In plain language: The calculator turns the annual rate into a monthly rate, adds one month of interest, subtracts the regular payment plus extra payment, and repeats until the balance reaches zero. $10,000 at 12% with a $300 regular payment plus $100 extra estimates 29 months, about $1,564.88 interest, about $11,564.88 total paid, and a final payment near $364.88.

How should I read the Debt Payoff Calculator answer?

Start with payoff months, then compare total interest and total paid. If the interest still feels too high, test a bigger extra payment or compare a consolidation offer.

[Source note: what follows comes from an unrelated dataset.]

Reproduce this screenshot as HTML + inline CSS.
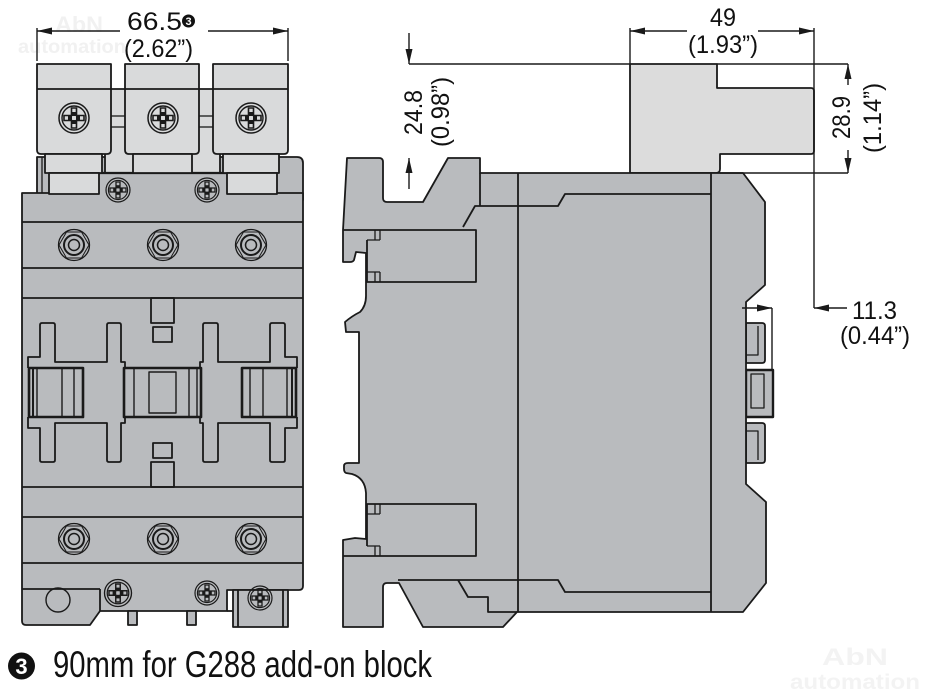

What does this estimate leave out?

This is a fixed-balance payoff model. It does not choose an avalanche order, settle debt, read a collector notice, include late fees, handle court deadlines, or replace advice from a qualified debt counselor. For debts in collections, settlement, hardship, court, or bankruptcy, use creditor paperwork, CFPB or FTC guidance, and a qualified nonprofit counselor or legal professional.

What should I double-check before copying the result?

Check that the balance is current, the rate is annual, the monthly payment is realistic, and the extra payment will not make you miss rent, food, utilities, or other required bills.

Can this help before I call a creditor?

Yes. It can give you a rough monthly-payment target before you ask about a payment plan. Still get any agreement in writing and check fees, collection status, and credit reporting.

What if the debt is already with a collector?

Use the number as a planning estimate only. First confirm the debt, check your rights, avoid sharing sensitive information with an unknown caller, and watch for court or statute-of-limitations issues.

Does the site save my finance inputs?

No. The calculator runs in your browser tab. Recent answers stay only on the page while you use it, and they are not sent to a server.